**WHAT TO WORK ON**: Your task is to output the data exactly as it stands.

________________________

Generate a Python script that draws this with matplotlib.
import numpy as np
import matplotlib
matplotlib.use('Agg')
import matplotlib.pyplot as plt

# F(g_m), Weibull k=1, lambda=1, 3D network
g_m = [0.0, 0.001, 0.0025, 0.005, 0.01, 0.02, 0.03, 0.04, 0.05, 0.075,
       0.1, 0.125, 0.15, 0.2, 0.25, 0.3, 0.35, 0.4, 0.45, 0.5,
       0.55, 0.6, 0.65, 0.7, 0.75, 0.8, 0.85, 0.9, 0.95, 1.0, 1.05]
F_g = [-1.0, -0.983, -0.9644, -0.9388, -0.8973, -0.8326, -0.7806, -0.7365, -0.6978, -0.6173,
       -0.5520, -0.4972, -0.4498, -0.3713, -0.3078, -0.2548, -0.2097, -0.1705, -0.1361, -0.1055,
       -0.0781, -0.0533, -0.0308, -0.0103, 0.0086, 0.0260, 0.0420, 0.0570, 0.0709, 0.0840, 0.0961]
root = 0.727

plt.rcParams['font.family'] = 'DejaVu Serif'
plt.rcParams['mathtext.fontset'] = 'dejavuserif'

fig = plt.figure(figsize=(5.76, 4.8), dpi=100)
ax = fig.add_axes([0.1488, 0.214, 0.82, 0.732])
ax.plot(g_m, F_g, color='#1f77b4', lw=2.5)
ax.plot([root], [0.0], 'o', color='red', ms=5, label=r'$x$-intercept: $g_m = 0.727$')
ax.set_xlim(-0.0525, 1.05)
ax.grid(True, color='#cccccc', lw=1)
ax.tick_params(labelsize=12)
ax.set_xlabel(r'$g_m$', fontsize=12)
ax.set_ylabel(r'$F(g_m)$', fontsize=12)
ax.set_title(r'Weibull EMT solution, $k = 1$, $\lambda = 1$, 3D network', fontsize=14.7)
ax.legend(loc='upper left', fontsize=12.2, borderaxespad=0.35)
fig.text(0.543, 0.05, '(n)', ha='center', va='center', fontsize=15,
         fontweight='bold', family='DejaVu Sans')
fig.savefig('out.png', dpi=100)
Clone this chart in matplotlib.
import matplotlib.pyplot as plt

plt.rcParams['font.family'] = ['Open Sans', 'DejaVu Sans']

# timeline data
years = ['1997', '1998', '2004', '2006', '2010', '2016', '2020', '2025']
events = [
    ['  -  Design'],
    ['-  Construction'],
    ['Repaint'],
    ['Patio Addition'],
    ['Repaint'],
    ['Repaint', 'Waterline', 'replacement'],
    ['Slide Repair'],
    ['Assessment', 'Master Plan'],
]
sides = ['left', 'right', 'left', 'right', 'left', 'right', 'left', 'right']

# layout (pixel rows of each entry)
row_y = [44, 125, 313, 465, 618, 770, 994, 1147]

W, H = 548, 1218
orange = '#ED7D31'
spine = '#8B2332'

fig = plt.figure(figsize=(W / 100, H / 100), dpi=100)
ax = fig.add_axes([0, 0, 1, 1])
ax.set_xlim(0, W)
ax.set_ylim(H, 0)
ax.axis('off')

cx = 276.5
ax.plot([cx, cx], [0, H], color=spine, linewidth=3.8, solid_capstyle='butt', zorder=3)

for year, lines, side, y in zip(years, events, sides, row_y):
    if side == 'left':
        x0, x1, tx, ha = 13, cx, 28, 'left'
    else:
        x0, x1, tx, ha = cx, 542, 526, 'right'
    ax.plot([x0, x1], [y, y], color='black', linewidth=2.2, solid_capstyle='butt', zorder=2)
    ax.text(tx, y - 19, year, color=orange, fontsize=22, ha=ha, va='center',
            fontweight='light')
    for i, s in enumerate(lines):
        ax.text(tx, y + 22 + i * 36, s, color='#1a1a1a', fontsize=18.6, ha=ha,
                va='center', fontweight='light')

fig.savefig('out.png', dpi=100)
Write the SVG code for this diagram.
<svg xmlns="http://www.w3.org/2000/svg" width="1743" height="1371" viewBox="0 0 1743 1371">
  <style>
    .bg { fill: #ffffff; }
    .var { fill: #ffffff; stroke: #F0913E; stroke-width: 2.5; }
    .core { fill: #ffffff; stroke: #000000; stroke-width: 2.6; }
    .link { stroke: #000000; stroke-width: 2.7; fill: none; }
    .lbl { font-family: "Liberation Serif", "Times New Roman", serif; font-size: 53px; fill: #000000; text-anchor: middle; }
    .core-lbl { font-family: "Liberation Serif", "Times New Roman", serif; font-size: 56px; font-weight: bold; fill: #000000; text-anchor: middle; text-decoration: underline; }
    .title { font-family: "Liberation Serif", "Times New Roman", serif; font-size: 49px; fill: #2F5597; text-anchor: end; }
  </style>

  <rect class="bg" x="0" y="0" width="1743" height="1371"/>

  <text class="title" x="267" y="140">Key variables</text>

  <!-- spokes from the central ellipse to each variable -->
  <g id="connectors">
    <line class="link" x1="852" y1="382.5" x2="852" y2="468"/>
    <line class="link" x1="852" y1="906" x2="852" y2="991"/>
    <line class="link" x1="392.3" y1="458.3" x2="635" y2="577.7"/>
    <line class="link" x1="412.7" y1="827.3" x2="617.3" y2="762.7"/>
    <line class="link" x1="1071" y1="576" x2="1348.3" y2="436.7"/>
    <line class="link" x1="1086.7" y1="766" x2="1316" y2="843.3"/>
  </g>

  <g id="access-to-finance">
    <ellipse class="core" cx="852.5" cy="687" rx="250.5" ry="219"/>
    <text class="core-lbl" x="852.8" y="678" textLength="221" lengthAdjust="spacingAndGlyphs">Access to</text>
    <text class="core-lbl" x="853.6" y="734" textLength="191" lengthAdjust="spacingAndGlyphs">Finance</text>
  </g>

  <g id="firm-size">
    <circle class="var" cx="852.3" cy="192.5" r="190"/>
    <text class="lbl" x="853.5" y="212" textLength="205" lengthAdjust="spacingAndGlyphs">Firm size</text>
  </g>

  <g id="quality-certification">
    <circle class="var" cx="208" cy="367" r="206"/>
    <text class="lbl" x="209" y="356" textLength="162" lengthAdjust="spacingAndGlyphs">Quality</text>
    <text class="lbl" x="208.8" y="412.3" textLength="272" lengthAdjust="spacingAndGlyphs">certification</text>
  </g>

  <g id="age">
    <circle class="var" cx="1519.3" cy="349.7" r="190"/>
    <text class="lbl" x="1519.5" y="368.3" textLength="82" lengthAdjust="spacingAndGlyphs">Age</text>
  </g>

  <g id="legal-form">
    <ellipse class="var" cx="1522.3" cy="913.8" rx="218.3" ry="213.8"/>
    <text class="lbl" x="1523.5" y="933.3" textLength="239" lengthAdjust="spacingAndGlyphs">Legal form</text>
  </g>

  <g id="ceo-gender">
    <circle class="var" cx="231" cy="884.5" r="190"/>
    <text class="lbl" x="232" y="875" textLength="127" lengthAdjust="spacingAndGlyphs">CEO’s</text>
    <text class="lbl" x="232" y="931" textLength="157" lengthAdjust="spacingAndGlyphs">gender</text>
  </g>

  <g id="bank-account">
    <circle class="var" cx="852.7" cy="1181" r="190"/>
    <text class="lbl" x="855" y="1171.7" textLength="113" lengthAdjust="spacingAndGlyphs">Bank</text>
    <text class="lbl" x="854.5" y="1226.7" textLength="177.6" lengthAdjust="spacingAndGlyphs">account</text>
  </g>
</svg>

________________________

**RESPONSE TO THIS TASK**:
Generate a Python script that draws this with matplotlib.
import numpy as np
import matplotlib
matplotlib.use('Agg')
import matplotlib.pyplot as plt

# F(g_m), Weibull k=1, lambda=1, 3D network
g_m = [0.0, 0.001, 0.0025, 0.005, 0.01, 0.02, 0.03, 0.04, 0.05, 0.075,
       0.1, 0.125, 0.15, 0.2, 0.25, 0.3, 0.35, 0.4, 0.45, 0.5,
       0.55, 0.6, 0.65, 0.7, 0.75, 0.8, 0.85, 0.9, 0.95, 1.0, 1.05]
F_g = [-1.0, -0.983, -0.9644, -0.9388, -0.8973, -0.8326, -0.7806, -0.7365, -0.6978, -0.6173,
       -0.5520, -0.4972, -0.4498, -0.3713, -0.3078, -0.2548, -0.2097, -0.1705, -0.1361, -0.1055,
       -0.0781, -0.0533, -0.0308, -0.0103, 0.0086, 0.0260, 0.0420, 0.0570, 0.0709, 0.0840, 0.0961]
root = 0.727

plt.rcParams['font.family'] = 'DejaVu Serif'
plt.rcParams['mathtext.fontset'] = 'dejavuserif'

fig = plt.figure(figsize=(5.76, 4.8), dpi=100)
ax = fig.add_axes([0.1488, 0.214, 0.82, 0.732])
ax.plot(g_m, F_g, color='#1f77b4', lw=2.5)
ax.plot([root], [0.0], 'o', color='red', ms=5, label=r'$x$-intercept: $g_m = 0.727$')
ax.set_xlim(-0.0525, 1.05)
ax.grid(True, color='#cccccc', lw=1)
ax.tick_params(labelsize=12)
ax.set_xlabel(r'$g_m$', fontsize=12)
ax.set_ylabel(r'$F(g_m)$', fontsize=12)
ax.set_title(r'Weibull EMT solution, $k = 1$, $\lambda = 1$, 3D network', fontsize=14.7)
ax.legend(loc='upper left', fontsize=12.2, borderaxespad=0.35)
fig.text(0.543, 0.05, '(n)', ha='center', va='center', fontsize=15,
         fontweight='bold', family='DejaVu Sans')
fig.savefig('out.png', dpi=100)
Clone this chart in matplotlib.
import matplotlib.pyplot as plt

plt.rcParams['font.family'] = ['Open Sans', 'DejaVu Sans']

# timeline data
years = ['1997', '1998', '2004', '2006', '2010', '2016', '2020', '2025']
events = [
    ['  -  Design'],
    ['-  Construction'],
    ['Repaint'],
    ['Patio Addition'],
    ['Repaint'],
    ['Repaint', 'Waterline', 'replacement'],
    ['Slide Repair'],
    ['Assessment', 'Master Plan'],
]
sides = ['left', 'right', 'left', 'right', 'left', 'right', 'left', 'right']

# layout (pixel rows of each entry)
row_y = [44, 125, 313, 465, 618, 770, 994, 1147]

W, H = 548, 1218
orange = '#ED7D31'
spine = '#8B2332'

fig = plt.figure(figsize=(W / 100, H / 100), dpi=100)
ax = fig.add_axes([0, 0, 1, 1])
ax.set_xlim(0, W)
ax.set_ylim(H, 0)
ax.axis('off')

cx = 276.5
ax.plot([cx, cx], [0, H], color=spine, linewidth=3.8, solid_capstyle='butt', zorder=3)

for year, lines, side, y in zip(years, events, sides, row_y):
    if side == 'left':
        x0, x1, tx, ha = 13, cx, 28, 'left'
    else:
        x0, x1, tx, ha = cx, 542, 526, 'right'
    ax.plot([x0, x1], [y, y], color='black', linewidth=2.2, solid_capstyle='butt', zorder=2)
    ax.text(tx, y - 19, year, color=orange, fontsize=22, ha=ha, va='center',
            fontweight='light')
    for i, s in enumerate(lines):
        ax.text(tx, y + 22 + i * 36, s, color='#1a1a1a', fontsize=18.6, ha=ha,
                va='center', fontweight='light')

fig.savefig('out.png', dpi=100)
Write the SVG code for this diagram.
<svg xmlns="http://www.w3.org/2000/svg" width="1743" height="1371" viewBox="0 0 1743 1371">
  <style>
    .bg { fill: #ffffff; }
    .var { fill: #ffffff; stroke: #F0913E; stroke-width: 2.5; }
    .core { fill: #ffffff; stroke: #000000; stroke-width: 2.6; }
    .link { stroke: #000000; stroke-width: 2.7; fill: none; }
    .lbl { font-family: "Liberation Serif", "Times New Roman", serif; font-size: 53px; fill: #000000; text-anchor: middle; }
    .core-lbl { font-family: "Liberation Serif", "Times New Roman", serif; font-size: 56px; font-weight: bold; fill: #000000; text-anchor: middle; text-decoration: underline; }
    .title { font-family: "Liberation Serif", "Times New Roman", serif; font-size: 49px; fill: #2F5597; text-anchor: end; }
  </style>

  <rect class="bg" x="0" y="0" width="1743" height="1371"/>

  <text class="title" x="267" y="140">Key variables</text>

  <!-- spokes from the central ellipse to each variable -->
  <g id="connectors">
    <line class="link" x1="852" y1="382.5" x2="852" y2="468"/>
    <line class="link" x1="852" y1="906" x2="852" y2="991"/>
    <line class="link" x1="392.3" y1="458.3" x2="635" y2="577.7"/>
    <line class="link" x1="412.7" y1="827.3" x2="617.3" y2="762.7"/>
    <line class="link" x1="1071" y1="576" x2="1348.3" y2="436.7"/>
    <line class="link" x1="1086.7" y1="766" x2="1316" y2="843.3"/>
  </g>

  <g id="access-to-finance">
    <ellipse class="core" cx="852.5" cy="687" rx="250.5" ry="219"/>
    <text class="core-lbl" x="852.8" y="678" textLength="221" lengthAdjust="spacingAndGlyphs">Access to</text>
    <text class="core-lbl" x="853.6" y="734" textLength="191" lengthAdjust="spacingAndGlyphs">Finance</text>
  </g>

  <g id="firm-size">
    <circle class="var" cx="852.3" cy="192.5" r="190"/>
    <text class="lbl" x="853.5" y="212" textLength="205" lengthAdjust="spacingAndGlyphs">Firm size</text>
  </g>

  <g id="quality-certification">
    <circle class="var" cx="208" cy="367" r="206"/>
    <text class="lbl" x="209" y="356" textLength="162" lengthAdjust="spacingAndGlyphs">Quality</text>
    <text class="lbl" x="208.8" y="412.3" textLength="272" lengthAdjust="spacingAndGlyphs">certification</text>
  </g>

  <g id="age">
    <circle class="var" cx="1519.3" cy="349.7" r="190"/>
    <text class="lbl" x="1519.5" y="368.3" textLength="82" lengthAdjust="spacingAndGlyphs">Age</text>
  </g>

  <g id="legal-form">
    <ellipse class="var" cx="1522.3" cy="913.8" rx="218.3" ry="213.8"/>
    <text class="lbl" x="1523.5" y="933.3" textLength="239" lengthAdjust="spacingAndGlyphs">Legal form</text>
  </g>

  <g id="ceo-gender">
    <circle class="var" cx="231" cy="884.5" r="190"/>
    <text class="lbl" x="232" y="875" textLength="127" lengthAdjust="spacingAndGlyphs">CEO’s</text>
    <text class="lbl" x="232" y="931" textLength="157" lengthAdjust="spacingAndGlyphs">gender</text>
  </g>

  <g id="bank-account">
    <circle class="var" cx="852.7" cy="1181" r="190"/>
    <text class="lbl" x="855" y="1171.7" textLength="113" lengthAdjust="spacingAndGlyphs">Bank</text>
    <text class="lbl" x="854.5" y="1226.7" textLength="177.6" lengthAdjust="spacingAndGlyphs">account</text>
  </g>
</svg>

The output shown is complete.